◆ SUPPLIED DATA ◆
┄┄┄┄┄┄┄┄┄┄

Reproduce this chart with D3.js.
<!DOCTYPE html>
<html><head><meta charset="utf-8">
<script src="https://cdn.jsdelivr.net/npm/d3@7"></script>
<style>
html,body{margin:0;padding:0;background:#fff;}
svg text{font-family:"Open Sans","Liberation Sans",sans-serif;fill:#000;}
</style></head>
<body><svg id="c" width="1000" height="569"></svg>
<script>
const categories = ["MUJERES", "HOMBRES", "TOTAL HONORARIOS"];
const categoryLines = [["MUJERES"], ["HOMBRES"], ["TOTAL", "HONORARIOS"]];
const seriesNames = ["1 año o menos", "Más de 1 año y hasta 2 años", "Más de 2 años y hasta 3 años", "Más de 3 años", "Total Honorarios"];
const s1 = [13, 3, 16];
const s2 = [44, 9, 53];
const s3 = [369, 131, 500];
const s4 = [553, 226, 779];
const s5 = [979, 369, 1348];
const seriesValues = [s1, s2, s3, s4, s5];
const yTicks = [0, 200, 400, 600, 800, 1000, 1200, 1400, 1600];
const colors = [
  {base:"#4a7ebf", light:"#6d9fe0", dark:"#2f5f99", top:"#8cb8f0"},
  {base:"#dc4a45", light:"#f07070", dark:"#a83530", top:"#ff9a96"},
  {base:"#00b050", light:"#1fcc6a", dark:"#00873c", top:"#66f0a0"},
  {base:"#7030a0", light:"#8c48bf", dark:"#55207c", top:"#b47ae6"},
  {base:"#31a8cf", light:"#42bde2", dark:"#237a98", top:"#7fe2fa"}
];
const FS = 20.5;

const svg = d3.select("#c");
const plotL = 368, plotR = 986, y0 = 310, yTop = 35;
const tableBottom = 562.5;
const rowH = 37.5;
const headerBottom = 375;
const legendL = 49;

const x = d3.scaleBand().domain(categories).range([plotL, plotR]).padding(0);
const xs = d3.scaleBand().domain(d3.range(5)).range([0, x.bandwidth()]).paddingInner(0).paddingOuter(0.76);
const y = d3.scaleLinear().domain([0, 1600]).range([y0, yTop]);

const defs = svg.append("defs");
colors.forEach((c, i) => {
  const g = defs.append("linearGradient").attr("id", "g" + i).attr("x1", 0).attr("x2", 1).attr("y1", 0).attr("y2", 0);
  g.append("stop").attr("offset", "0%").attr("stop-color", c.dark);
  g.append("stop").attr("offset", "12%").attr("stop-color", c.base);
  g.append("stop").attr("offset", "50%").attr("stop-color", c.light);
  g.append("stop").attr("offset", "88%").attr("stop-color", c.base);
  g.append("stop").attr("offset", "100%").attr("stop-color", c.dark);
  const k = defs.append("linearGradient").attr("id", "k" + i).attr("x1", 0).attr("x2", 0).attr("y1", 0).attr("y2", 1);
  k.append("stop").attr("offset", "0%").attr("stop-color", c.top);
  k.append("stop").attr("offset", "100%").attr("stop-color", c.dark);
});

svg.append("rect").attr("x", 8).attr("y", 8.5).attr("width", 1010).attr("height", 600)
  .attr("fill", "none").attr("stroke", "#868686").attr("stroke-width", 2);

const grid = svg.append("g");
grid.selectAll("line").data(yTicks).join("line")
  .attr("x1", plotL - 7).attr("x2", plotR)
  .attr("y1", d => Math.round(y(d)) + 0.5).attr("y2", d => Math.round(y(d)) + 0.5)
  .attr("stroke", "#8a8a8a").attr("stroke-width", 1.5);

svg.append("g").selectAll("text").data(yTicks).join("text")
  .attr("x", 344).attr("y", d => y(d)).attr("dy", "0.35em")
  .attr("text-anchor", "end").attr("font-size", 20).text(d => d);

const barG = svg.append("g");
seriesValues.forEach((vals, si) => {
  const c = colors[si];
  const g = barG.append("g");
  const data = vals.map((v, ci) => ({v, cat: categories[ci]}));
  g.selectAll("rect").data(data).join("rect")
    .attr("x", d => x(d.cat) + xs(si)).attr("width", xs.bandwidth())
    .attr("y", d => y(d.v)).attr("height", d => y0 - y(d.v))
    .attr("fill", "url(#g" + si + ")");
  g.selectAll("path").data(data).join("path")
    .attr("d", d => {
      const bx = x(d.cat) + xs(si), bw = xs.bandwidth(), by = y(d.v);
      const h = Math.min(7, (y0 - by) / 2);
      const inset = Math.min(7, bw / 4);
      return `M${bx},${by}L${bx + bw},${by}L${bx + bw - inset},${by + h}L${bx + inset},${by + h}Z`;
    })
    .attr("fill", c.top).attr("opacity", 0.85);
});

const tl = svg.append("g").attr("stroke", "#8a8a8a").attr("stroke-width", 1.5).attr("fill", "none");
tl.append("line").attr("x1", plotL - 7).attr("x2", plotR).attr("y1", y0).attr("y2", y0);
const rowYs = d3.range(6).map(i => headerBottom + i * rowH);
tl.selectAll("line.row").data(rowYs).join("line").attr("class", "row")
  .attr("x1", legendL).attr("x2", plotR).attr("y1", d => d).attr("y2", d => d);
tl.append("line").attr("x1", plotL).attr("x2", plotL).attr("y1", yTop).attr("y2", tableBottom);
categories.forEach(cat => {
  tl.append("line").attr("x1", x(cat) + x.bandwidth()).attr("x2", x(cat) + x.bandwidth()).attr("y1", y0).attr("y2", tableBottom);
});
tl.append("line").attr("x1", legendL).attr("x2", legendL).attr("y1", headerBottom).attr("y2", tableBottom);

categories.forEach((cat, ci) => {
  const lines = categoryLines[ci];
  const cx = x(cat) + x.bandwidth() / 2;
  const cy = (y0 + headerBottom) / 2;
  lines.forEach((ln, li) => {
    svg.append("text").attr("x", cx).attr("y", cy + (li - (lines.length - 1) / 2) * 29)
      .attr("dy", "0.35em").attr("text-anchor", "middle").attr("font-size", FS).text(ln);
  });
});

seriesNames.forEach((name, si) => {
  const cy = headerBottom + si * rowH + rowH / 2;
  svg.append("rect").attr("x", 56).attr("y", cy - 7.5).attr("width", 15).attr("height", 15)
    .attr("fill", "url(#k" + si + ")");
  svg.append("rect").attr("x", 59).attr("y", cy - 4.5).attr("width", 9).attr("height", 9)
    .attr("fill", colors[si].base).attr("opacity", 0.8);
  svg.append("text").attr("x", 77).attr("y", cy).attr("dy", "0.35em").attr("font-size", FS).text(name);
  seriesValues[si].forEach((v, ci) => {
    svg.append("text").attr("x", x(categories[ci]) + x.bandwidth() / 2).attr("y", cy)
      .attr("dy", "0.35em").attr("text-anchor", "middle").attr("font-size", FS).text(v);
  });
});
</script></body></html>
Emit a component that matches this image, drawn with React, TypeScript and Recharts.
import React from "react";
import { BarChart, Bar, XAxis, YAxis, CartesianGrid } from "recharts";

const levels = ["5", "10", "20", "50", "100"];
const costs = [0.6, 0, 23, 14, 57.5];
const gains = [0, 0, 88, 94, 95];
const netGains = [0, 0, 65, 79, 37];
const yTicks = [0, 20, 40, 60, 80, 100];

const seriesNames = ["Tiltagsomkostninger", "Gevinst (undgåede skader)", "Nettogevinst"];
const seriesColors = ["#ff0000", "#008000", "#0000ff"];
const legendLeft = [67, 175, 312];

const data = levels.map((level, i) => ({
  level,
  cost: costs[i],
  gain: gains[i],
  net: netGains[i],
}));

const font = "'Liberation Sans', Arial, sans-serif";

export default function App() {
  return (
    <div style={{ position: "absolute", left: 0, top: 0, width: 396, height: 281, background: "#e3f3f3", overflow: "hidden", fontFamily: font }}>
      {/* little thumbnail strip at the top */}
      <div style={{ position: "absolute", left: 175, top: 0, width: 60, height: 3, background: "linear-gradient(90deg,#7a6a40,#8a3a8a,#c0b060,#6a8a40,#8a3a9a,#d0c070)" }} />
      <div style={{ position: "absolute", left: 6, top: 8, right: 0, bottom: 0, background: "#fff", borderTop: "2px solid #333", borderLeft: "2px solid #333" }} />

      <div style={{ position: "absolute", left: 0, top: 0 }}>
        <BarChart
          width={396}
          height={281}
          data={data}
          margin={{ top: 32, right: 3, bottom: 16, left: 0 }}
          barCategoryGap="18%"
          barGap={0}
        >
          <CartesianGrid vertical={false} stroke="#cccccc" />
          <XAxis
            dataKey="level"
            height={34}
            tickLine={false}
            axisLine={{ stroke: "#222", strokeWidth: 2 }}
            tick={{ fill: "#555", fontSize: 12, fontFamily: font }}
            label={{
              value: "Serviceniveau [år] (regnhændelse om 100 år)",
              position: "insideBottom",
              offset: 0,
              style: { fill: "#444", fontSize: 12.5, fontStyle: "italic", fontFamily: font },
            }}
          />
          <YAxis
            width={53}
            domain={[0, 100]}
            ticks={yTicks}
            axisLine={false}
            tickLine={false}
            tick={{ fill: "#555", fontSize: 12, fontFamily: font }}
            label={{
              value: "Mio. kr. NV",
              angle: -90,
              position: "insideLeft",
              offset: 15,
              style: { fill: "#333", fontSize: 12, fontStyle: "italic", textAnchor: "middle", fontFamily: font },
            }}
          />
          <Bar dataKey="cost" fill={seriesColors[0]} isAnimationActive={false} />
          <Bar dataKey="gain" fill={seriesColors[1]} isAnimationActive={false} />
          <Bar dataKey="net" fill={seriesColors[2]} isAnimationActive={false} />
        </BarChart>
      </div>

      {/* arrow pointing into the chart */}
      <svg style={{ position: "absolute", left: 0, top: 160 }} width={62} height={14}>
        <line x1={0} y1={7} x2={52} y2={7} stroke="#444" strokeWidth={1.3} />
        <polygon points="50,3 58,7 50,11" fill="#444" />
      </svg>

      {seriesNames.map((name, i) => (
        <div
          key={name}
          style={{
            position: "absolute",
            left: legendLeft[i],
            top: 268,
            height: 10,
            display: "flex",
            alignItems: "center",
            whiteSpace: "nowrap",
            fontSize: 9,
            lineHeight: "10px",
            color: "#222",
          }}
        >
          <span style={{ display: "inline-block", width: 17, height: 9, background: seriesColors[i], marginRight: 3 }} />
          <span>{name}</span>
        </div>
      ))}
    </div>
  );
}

┄┄┄┄┄┄┄┄┄┄

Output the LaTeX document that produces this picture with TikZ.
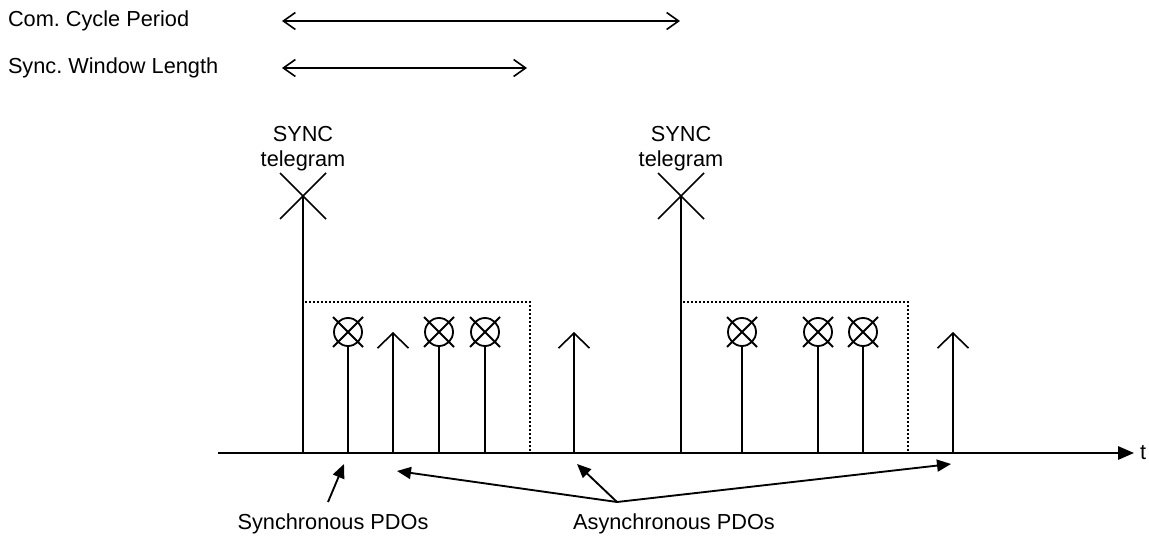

┄┄┄┄┄┄┄┄┄┄

◆ REQUEST ◆
Extract exactly and only these lines: the line containing "Reproduce this chart with D3.js.", the line containing "const legendL = 49;", and every line between them.

◆ OUTPUT OF THE EXERCISE ◆
Reproduce this chart with D3.js.
<!DOCTYPE html>
<html><head><meta charset="utf-8">
<script src="https://cdn.jsdelivr.net/npm/d3@7"></script>
<style>
html,body{margin:0;padding:0;background:#fff;}
svg text{font-family:"Open Sans","Liberation Sans",sans-serif;fill:#000;}
</style></head>
<body><svg id="c" width="1000" height="569"></svg>
<script>
const categories = ["MUJERES", "HOMBRES", "TOTAL HONORARIOS"];
const categoryLines = [["MUJERES"], ["HOMBRES"], ["TOTAL", "HONORARIOS"]];
const seriesNames = ["1 año o menos", "Más de 1 año y hasta 2 años", "Más de 2 años y hasta 3 años", "Más de 3 años", "Total Honorarios"];
const s1 = [13, 3, 16];
const s2 = [44, 9, 53];
const s3 = [369, 131, 500];
const s4 = [553, 226, 779];
const s5 = [979, 369, 1348];
const seriesValues = [s1, s2, s3, s4, s5];
const yTicks = [0, 200, 400, 600, 800, 1000, 1200, 1400, 1600];
const colors = [
  {base:"#4a7ebf", light:"#6d9fe0", dark:"#2f5f99", top:"#8cb8f0"},
  {base:"#dc4a45", light:"#f07070", dark:"#a83530", top:"#ff9a96"},
  {base:"#00b050", light:"#1fcc6a", dark:"#00873c", top:"#66f0a0"},
  {base:"#7030a0", light:"#8c48bf", dark:"#55207c", top:"#b47ae6"},
  {base:"#31a8cf", light:"#42bde2", dark:"#237a98", top:"#7fe2fa"}
];
const FS = 20.5;

const svg = d3.select("#c");
const plotL = 368, plotR = 986, y0 = 310, yTop = 35;
const tableBottom = 562.5;
const rowH = 37.5;
const headerBottom = 375;
const legendL = 49;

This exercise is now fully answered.